5. En tenslotte zijn er de bazen zelf, die geen geweld willen zien plaats vinden in hun onmiddellijke omgeving. M.a.w. momenteel moet je niet verwachten dat zij in Kuregem wonen.

Het is normaal dat Gerecht en Politie die keten proberen te ontmantelen. Men moet echter goed beseffen dat iedereen in de eerste 3 fases gemakkelijk door de luitenanten en bazen kan vervangen worden.

Die luitenanten en vooral de bazen wil men dan logischerwijze aanpakken via het ontmantelen van de geldstromen. In Brussel is men daar echt wel aan toe en stelt men het probleem, terecht, in termen van tekort aan personeel.

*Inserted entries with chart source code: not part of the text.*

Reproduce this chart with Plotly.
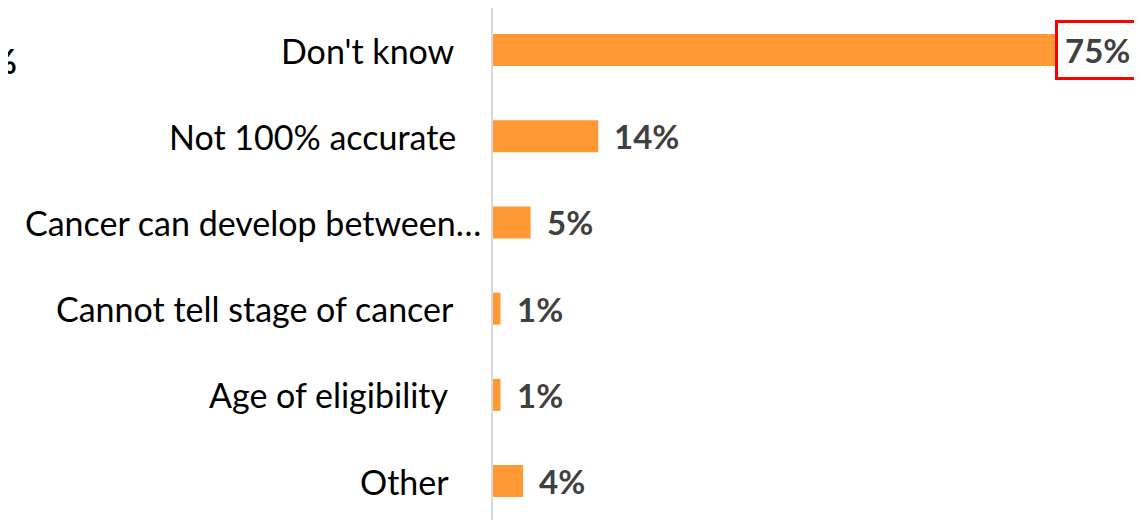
import plotly.graph_objects as go

categories = ["Don't know", "Not 100% accurate", "Cancer can develop between…",
              "Cannot tell stage of cancer", "Age of eligibility", "Other"]
values = [75, 14, 5, 1, 1, 4]
value_labels = ["75%", "14%", "5%", "1%", "1%", "4%"]

# style-only offsets (pixels) for category label right edges and value labels
cat_shift = [-36, -35, -10, -37, -42, -42]
val_shift = [-2, 14, 14, 14, 14, 14]

BAR = "#FF9933"
FONT = "Lato"

fig = go.Figure()
fig.add_trace(go.Bar(
    y=categories, x=values, orientation="h",
    marker=dict(color=BAR, line=dict(width=0)),
    width=0.371, hoverinfo="skip",
))

ann = []
for i, (c, v, t) in enumerate(zip(categories, values, value_labels)):
    ann.append(dict(x=0, y=c, xref="x", yref="y", text=c, showarrow=False,
                    xanchor="right", yanchor="middle", xshift=cat_shift[i],
                    font=dict(family=FONT, size=34, color="#000000")))
    a = dict(x=v, y=c, xref="x", yref="y", text="<b>%s</b>" % t, showarrow=False,
             xanchor="left", yanchor="middle", xshift=val_shift[i],
             font=dict(family=FONT, size=33, color="#404040"))
    if i == 0:
        a.update(bordercolor="#FF0000", borderwidth=3, borderpad=7)
    ann.append(a)

# clipped "%" at the far left edge
ann.append(dict(x=0, y=categories[0], xref="paper", yref="y", text="<b>%</b>",
                showarrow=False, xanchor="right", yanchor="middle", xshift=-474, yshift=-10,
                font=dict(family=FONT, size=34, color="#000000")))

fig.update_layout(
    width=1134, height=512,
    margin=dict(l=485, r=0, t=0, b=0),
    paper_bgcolor="white", plot_bgcolor="white",
    showlegend=False,
    annotations=ann,
    xaxis=dict(range=[0, 86.3], visible=False, fixedrange=True),
    yaxis=dict(range=[5.452, -0.488], showticklabels=False, ticks="",
               showgrid=False, zeroline=False,
               showline=True, linecolor="#D9D9D9", linewidth=2, fixedrange=True),
)

fig.write_html("out.html", config={"displayModeBar": False})
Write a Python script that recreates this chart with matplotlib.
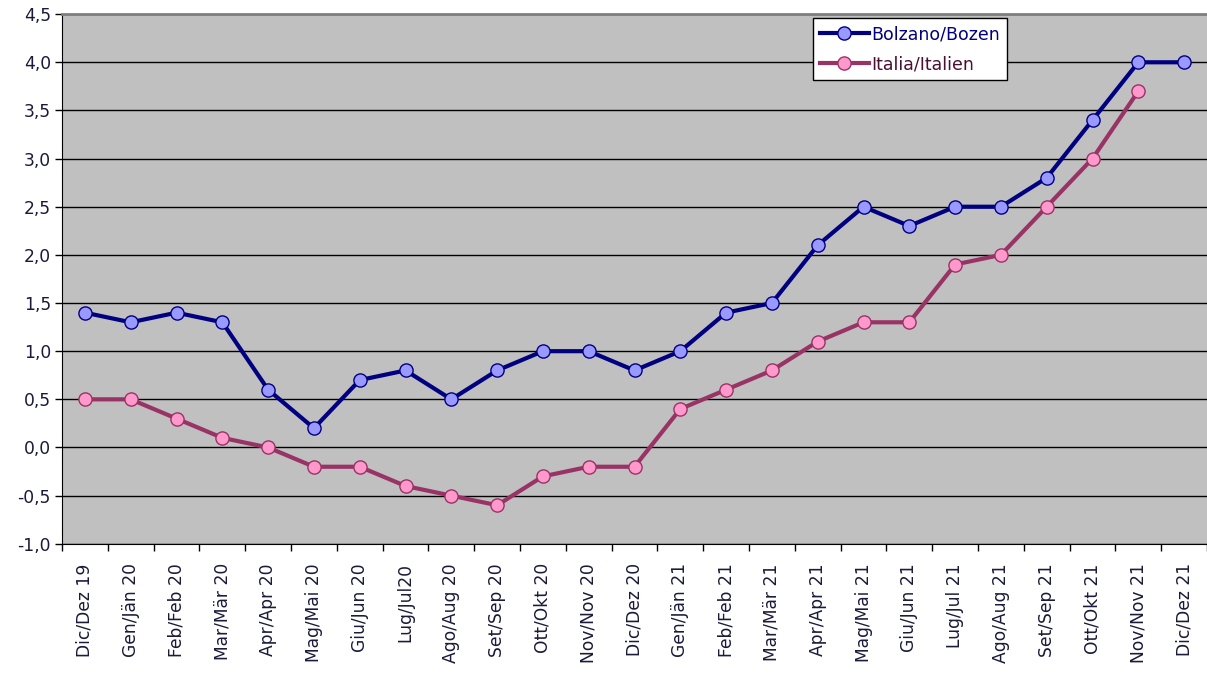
import numpy as np
import matplotlib.pyplot as plt

# Data ==================================================================================================================

months = ["Dic/Dez 19", "Gen/Jän 20", "Feb/Feb 20", "Mar/Mär 20", "Apr/Apr 20", "Mag/Mai 20", "Giu/Jun 20",
          "Lug/Jul20", "Ago/Aug 20", "Set/Sep 20", "Ott/Okt 20", "Nov/Nov 20", "Dic/Dez 20", "Gen/Jän 21",
          "Feb/Feb 21", "Mar/Mär 21", "Apr/Apr 21", "Mag/Mai 21", "Giu/Jun 21", "Lug/Jul 21", "Ago/Aug 21",
          "Set/Sep 21", "Ott/Okt 21", "Nov/Nov 21", "Dic/Dez 21"]

bolzano = [1.4, 1.3, 1.4, 1.3, 0.6, 0.2, 0.7, 0.8, 0.5, 0.8, 1.0, 1.0, 0.8, 1.0, 1.4, 1.5, 2.1, 2.5, 2.3, 2.5,
           2.5, 2.8, 3.4, 4.0, 4.0]
italia = [0.5, 0.5, 0.3, 0.1, 0.0, -0.2, -0.2, -0.4, -0.5, -0.6, -0.3, -0.2, -0.2, 0.4, 0.6, 0.8, 1.1, 1.3, 1.3,
          1.9, 2.0, 2.5, 3.0, 3.7, np.nan]

yticks = np.arange(-1.0, 4.51, 0.5)

# Plot ==================================================================================================================

fig = plt.figure(figsize=(12.07, 6.73), dpi=100)
ax = fig.add_axes([0.0514, 0.192, 0.9486, 0.787])
ax.set_facecolor("#C0C0C0")

x = np.arange(len(months))
ax.plot(x, bolzano, color="#000080", lw=3.0, marker="o", ms=9.5, mfc="#9999FF", mec="#000080", mew=1.0,
        label="Bolzano/Bozen", zorder=3)
ax.plot(x, italia, color="#993366", lw=3.0, marker="o", ms=9.5, mfc="#FF99CC", mec="#993366", mew=1.0,
        label="Italia/Italien", zorder=3)

ax.set_xlim(-0.5, len(months) - 0.5)
ax.set_ylim(-1.0, 4.5)
ax.set_yticks(yticks)
ax.set_yticklabels([f"{v:.1f}".replace(".", ",") for v in yticks])
ax.yaxis.grid(True, color="black", lw=1.0)
ax.set_axisbelow(True)

ax.set_xticks(x)
ax.set_xticklabels(months, rotation=90)
ax.set_xticks(np.arange(-0.5, len(months), 1), minor=True)
ax.tick_params(axis="x", which="major", length=0, pad=14)
ax.tick_params(axis="x", which="minor", length=5, width=1, color="black")
ax.tick_params(axis="y", length=5, width=1, color="black", pad=3)
for lab in ax.get_xticklabels() + ax.get_yticklabels():
    lab.set_fontsize(12.3)
    lab.set_color("#1a1a3a")

ax.spines["top"].set_color("#808080")
ax.spines["top"].set_linewidth(2)
ax.spines["right"].set_visible(False)
ax.spines["left"].set_color("black")
ax.spines["bottom"].set_color("black")

leg = ax.legend(loc="upper left", bbox_to_anchor=(0.656, 0.9925), fontsize=12.5, frameon=True, fancybox=False,
                borderpad=0.4, handlelength=2.8, handletextpad=0.15, labelspacing=0.7, borderaxespad=0)
leg.get_frame().set_edgecolor("black")
leg.get_frame().set_facecolor("white")
leg.get_frame().set_alpha(1)
leg.get_frame().set_linewidth(1)
leg.get_texts()[0].set_color("#000080")
leg.get_texts()[1].set_color("#4a1030")

fig.savefig("out.png", dpi=100, facecolor="white")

Maar er zijn daarbuiten drie belangrijke aspecten die iets te weinig aandacht krijgen. Immers, ook als die beschreven aanpak werkt, zal men merken dat op korte termijn nieuwe soortgelijke maffieuze structuren zullen verschijnen, met nieuwe bazen, nieuwe luitenanten en noem maar op… Immers, er blijken andere factoren te bestaan die even sterk meespelen en de creatie ervan in de hand werken.

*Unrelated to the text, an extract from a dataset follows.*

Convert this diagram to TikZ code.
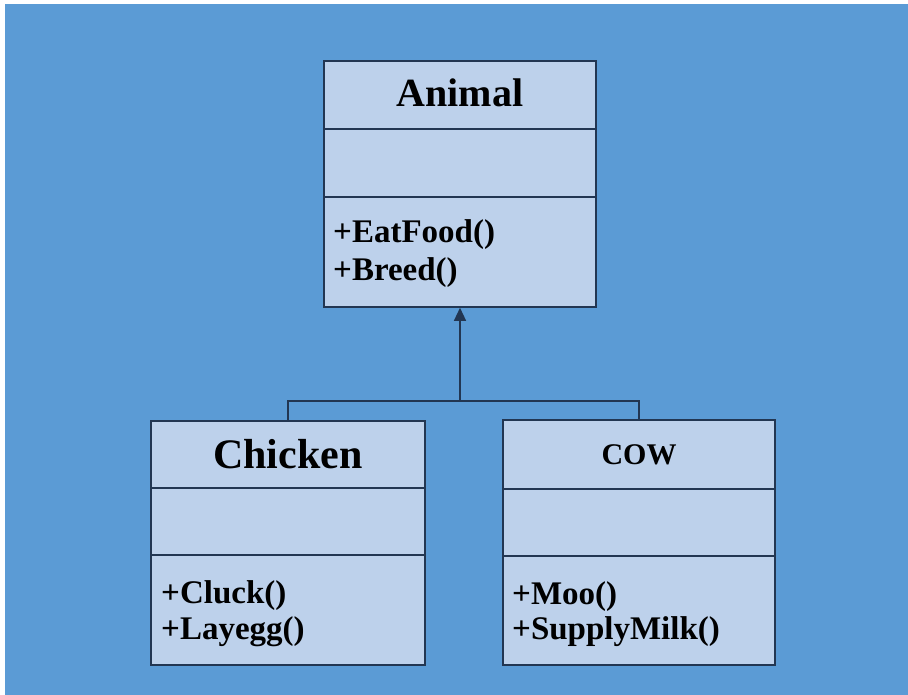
\documentclass[tikz,border=0pt]{standalone}
\usepackage{fontspec}
\setmainfont{Liberation Serif}
\usetikzlibrary{arrows.meta}
\definecolor{bgblue}{HTML}{5B9BD5}
\definecolor{boxfill}{HTML}{BDD1EB}
\definecolor{boxline}{HTML}{223652}
\begin{document}
\begin{tikzpicture}[x=1pt,y=-1pt,
  umlbox/.style={draw=boxline,fill=boxfill,line width=1.6pt,rectangle,inner sep=0pt},
  divider/.style={draw=boxline,line width=1.6pt},
  titletext/.style={anchor=base,inner sep=0pt,font=\bfseries},
  methtext/.style={anchor=base west,inner sep=0pt,font=\bfseries\fontsize{33}{37}\selectfont},
  conn/.style={draw=boxline,line width=1.4pt}]
\useasboundingbox (0,0) rectangle (908,695);
\fill[white] (0,0) rectangle (908,695);
\fill[bgblue] (5,4) rectangle (908,695);
% Animal
\node[umlbox,minimum width=272pt,minimum height=246pt] (animal) at (460,184) {};
\draw[divider] (animal.west |- 0,129) -- (animal.east |- 0,129);
\draw[divider] (animal.west |- 0,197) -- (animal.east |- 0,197);
\node[titletext,font=\bfseries\fontsize{40}{44}\selectfont] (animalt) at (460,107) {Animal};
\node[methtext] (m1) at (333,243) {+EatFood()};
\node[methtext] (m2) at (333,280) {+Breed()};
% Chicken
\node[umlbox,minimum width=274pt,minimum height=244pt] (chicken) at (288,543) {};
\draw[divider] (chicken.west |- 0,488) -- (chicken.east |- 0,488);
\draw[divider] (chicken.west |- 0,555) -- (chicken.east |- 0,555);
\node[titletext,font=\bfseries\fontsize{42}{46}\selectfont] (chickent) at (288,468) {Chicken};
\node[methtext] (m3) at (161,603) {+Cluck()};
\node[methtext] (m4) at (161,639) {+Layegg()};
% Cow
\node[umlbox,minimum width=272pt,minimum height=245pt] (cow) at (639,542.5) {};
\draw[divider] (cow.west |- 0,489) -- (cow.east |- 0,489);
\draw[divider] (cow.west |- 0,556) -- (cow.east |- 0,556);
\node[titletext,font=\bfseries\fontsize{30}{34}\selectfont] (cowt) at (639,464) {COW};
\node[methtext] (m5) at (512,604) {+Moo()};
\node[methtext] (m6) at (512,639) {+SupplyMilk()};
% Connectors
\coordinate (j) at (460,401);
\draw[conn,-{Triangle[width=12pt,length=13pt]}] (j) -- (animal.south);
\draw[conn] (chicken.north) -- (chicken.north |- j) -- (cow.north |- j) -- (cow.north);
\end{tikzpicture}
\end{document}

Een eerste ander element, is het gemak waarmee mensen illegaal in wapenbezit kunnen komen. Brussel blijkt daarvoor gekend te zijn. Wil men blijvend succesvol zijn, dan zal men al die plaatsen (cafés, garages, ateliers,…) in kaart moeten brengen.

Een tweede bijkomend element, is van meer urbanistische aard. Een stad als Brussel heeft  publieke ruimtes, waar de politie in feite slechts zeer moeilijk en zo goed als nooit toegang toe heeft en waar ook de sociale controle beperkt van omvang is. Zo’n ruimtes worden gemakkelijk door criminele organisaties voor eigen gebruik de facto geprivatiseerd.

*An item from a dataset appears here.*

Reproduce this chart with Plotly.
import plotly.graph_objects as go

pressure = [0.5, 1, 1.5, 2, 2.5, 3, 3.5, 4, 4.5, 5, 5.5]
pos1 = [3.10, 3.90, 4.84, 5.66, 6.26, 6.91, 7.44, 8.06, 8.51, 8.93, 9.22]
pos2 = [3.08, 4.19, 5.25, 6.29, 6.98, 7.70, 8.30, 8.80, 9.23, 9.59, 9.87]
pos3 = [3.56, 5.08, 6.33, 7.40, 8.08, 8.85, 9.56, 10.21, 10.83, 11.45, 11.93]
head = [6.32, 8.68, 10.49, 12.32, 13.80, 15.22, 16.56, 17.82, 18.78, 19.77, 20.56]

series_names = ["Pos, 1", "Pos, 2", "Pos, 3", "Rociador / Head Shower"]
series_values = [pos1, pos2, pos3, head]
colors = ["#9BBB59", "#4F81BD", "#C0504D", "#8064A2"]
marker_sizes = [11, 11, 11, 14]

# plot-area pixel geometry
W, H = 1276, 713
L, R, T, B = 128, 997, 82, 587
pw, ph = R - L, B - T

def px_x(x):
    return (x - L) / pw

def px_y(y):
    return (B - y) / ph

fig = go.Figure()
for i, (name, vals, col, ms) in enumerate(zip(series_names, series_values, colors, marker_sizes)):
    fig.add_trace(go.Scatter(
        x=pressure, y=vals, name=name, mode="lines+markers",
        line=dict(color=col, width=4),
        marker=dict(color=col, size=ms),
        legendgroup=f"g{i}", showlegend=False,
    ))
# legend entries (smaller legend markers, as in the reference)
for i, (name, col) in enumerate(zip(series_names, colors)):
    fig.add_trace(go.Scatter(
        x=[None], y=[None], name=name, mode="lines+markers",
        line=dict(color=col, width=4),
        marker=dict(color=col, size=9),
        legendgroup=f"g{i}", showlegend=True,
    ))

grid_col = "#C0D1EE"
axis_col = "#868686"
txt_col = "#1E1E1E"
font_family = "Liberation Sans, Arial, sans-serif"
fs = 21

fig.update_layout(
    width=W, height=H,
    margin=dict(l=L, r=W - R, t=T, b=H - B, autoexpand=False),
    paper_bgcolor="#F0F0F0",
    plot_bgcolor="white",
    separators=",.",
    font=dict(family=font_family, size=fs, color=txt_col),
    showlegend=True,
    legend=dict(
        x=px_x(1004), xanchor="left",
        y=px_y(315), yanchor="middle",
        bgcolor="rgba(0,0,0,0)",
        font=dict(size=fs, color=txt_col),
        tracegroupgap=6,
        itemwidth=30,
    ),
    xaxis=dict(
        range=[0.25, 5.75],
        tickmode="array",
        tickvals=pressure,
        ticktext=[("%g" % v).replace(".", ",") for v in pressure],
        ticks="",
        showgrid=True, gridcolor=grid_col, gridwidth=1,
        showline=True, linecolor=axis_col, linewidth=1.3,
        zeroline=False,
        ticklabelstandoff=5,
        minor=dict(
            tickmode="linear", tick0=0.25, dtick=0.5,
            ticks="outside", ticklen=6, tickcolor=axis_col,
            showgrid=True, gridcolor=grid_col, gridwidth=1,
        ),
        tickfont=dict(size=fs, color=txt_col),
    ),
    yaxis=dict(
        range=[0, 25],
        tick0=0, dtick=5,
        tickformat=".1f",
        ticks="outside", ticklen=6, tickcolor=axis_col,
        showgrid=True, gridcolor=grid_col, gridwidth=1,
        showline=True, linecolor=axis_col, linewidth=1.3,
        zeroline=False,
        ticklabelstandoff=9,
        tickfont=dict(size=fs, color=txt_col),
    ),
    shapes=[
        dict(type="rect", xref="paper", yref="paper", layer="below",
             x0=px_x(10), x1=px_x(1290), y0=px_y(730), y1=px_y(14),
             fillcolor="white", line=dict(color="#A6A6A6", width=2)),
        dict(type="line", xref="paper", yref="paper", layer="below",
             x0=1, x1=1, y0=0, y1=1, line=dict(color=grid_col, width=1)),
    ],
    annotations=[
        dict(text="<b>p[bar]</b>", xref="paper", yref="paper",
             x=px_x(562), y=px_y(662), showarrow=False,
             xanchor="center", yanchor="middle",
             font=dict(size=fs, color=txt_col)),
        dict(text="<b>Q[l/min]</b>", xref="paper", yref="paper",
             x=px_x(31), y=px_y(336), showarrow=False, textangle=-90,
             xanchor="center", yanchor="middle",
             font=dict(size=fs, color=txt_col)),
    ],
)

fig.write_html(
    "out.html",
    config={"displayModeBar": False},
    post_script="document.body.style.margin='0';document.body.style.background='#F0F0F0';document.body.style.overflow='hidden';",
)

Een laatste punt betreft het zich niet betrokken voelen van gemeentelijke en gewestelijke administratieve diensten. Voelen ze zich voldoende betrokken bij de problematiek? Toetsen ze hun projecten voldoende af op mogelijk gebruik door maffieuze organisaties?

Ik maak even een heel concrete sprong naar een problematiek waar Foyer vandaag mee geconfronteerd wordt. Vandaag al moeten animatoren erover waken dat dealers voldoende op afstand blijven van de jongerenwerking. Op zo’n ogenblik de Gemeente en het Gewest moeten smeken om geen voor de buurt nutteloze en voor de politie ontoegankelijke ‘groene wandeling’ tussen Saincteletteplein en Beekstraat aan te leggen (startend tussen twee gekende drugdealingplaatsen: Ribaucourt en IJzer), is een voorbeeld van zo’n zich niet betrokken voelen. Zo’n ‘groene wandeling’ wordt op 3 maanden tijd een drugdealers-wandelweg. Dat beseft iedereen die er woont, maar niet de administratie.

Als het in Brussel niet krachtiger en breder tot een integrale aanpak van de maffia-achtige structuren in de drugshandel komt, gaan we beroerde tijden tegemoet. Wie denkt dat de maffia’s in Brussel zullen verdwijnen eenmaal dat de omgevingen van het Noord- en Zuidstation opgekuist zijn, vergist zich… Eenmaal dat dit gebeurd is, komen iets te veel andere zones in aanmerking. Molenbeek en omgeving: “fasten your seatbelts”.